**Records with drawing code:**
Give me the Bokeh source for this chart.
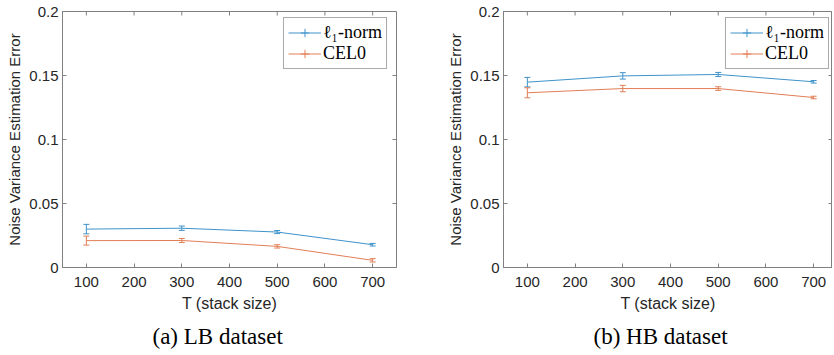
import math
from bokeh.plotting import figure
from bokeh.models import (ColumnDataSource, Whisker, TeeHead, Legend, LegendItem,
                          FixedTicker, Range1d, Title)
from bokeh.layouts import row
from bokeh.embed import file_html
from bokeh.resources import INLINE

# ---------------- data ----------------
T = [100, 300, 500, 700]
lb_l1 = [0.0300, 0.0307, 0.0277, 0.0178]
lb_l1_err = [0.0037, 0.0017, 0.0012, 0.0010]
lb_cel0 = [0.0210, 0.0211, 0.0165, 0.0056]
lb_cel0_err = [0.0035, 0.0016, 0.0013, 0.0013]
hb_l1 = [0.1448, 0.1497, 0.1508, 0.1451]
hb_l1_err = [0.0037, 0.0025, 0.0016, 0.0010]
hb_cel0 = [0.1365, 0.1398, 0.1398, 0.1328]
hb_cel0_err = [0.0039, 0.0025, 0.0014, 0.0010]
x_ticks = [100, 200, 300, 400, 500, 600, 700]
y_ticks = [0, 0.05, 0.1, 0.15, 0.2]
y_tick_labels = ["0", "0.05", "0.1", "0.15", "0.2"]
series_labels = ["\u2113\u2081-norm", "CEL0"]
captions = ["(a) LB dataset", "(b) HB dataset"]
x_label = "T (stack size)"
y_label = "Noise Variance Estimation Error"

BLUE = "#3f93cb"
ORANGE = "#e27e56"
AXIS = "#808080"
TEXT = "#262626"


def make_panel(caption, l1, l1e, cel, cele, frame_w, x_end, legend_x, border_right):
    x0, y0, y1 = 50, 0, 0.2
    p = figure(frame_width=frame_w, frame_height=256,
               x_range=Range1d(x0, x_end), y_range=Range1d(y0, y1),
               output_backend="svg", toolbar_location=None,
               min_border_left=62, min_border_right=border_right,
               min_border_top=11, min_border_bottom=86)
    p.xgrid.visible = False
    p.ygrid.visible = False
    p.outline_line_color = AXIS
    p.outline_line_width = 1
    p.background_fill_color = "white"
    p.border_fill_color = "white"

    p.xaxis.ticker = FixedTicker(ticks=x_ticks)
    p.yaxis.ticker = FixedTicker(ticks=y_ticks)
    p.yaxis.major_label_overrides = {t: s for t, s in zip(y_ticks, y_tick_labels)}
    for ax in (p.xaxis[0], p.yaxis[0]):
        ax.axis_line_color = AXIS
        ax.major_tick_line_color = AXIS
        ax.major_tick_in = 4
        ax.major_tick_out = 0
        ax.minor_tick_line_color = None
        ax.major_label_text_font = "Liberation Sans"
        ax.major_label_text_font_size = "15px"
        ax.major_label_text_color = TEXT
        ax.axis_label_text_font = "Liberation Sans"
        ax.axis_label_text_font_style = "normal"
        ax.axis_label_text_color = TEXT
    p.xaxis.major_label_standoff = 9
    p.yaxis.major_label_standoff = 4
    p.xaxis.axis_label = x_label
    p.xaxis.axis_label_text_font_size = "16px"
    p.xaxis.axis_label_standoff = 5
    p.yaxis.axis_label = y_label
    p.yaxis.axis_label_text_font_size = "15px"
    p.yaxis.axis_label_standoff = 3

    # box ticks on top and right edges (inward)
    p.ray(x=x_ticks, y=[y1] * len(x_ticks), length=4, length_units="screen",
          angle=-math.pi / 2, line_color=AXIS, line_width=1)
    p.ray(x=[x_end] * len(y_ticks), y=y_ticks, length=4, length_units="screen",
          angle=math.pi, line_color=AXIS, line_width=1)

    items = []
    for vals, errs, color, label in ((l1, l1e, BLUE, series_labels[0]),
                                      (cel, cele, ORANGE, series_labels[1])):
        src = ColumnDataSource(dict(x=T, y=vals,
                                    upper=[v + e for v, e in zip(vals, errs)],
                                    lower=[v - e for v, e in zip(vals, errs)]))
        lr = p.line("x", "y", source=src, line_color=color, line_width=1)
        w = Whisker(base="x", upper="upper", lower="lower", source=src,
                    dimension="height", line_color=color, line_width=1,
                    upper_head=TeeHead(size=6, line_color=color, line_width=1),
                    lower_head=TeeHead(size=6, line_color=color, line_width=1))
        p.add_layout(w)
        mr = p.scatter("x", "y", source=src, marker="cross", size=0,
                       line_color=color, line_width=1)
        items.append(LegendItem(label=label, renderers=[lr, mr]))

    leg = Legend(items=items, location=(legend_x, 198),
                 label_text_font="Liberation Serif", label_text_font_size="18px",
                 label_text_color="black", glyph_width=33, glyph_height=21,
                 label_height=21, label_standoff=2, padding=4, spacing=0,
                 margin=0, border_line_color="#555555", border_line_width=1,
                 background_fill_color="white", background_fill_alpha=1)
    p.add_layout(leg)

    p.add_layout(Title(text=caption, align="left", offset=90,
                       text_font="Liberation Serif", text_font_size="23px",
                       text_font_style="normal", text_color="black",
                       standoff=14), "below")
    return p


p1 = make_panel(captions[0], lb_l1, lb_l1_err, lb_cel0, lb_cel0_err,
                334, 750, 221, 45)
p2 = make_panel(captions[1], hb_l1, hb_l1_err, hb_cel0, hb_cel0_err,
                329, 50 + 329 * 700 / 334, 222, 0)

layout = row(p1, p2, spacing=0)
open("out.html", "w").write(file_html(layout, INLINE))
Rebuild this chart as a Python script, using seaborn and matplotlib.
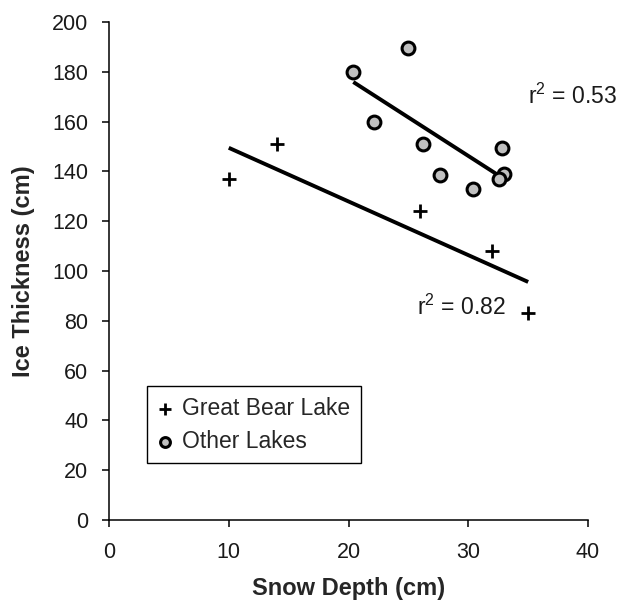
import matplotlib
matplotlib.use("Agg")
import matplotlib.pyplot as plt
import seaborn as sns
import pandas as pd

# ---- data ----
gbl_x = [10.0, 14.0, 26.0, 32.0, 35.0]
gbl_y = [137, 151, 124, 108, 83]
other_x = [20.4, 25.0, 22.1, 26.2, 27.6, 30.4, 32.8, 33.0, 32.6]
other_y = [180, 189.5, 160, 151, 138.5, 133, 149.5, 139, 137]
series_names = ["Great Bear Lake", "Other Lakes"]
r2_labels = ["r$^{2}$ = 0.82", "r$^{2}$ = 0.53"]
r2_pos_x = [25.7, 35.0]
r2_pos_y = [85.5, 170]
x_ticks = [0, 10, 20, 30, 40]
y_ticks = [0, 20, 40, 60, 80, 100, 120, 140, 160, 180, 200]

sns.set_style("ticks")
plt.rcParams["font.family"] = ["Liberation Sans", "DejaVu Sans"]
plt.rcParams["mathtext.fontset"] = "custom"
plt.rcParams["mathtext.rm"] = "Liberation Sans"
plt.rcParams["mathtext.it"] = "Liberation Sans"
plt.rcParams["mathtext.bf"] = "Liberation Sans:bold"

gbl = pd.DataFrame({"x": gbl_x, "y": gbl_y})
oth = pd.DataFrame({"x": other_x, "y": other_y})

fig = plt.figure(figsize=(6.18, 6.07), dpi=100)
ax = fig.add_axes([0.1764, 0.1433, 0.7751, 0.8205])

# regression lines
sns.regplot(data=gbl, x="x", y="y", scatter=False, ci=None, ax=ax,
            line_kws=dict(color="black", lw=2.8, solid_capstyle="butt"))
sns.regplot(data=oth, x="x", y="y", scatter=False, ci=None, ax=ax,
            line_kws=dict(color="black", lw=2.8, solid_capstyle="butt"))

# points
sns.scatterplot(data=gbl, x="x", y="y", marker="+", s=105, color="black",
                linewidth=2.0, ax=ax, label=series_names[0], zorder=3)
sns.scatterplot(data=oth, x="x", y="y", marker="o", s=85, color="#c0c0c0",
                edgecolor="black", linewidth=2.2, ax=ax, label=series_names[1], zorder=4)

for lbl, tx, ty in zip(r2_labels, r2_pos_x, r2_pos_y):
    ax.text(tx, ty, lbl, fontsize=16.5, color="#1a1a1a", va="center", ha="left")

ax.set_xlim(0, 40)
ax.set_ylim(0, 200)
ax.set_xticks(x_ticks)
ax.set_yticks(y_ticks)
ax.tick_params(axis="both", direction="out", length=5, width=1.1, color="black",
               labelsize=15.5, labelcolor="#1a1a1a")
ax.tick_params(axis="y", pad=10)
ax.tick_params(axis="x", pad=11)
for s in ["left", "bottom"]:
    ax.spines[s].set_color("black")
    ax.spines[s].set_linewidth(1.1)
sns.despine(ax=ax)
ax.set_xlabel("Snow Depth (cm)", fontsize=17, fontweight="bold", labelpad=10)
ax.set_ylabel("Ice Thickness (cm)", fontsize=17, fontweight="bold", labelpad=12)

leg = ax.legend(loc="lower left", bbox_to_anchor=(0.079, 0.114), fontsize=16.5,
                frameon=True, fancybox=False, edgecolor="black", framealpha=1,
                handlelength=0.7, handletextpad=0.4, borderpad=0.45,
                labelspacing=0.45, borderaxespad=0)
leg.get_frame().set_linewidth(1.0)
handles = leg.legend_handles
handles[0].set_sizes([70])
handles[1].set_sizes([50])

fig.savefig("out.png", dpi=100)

**Set task:** Copy every line from the records above that contains the word "seaborn".

**Exercise output:**
Rebuild this chart as a Python script, using seaborn and matplotlib.
import seaborn as sns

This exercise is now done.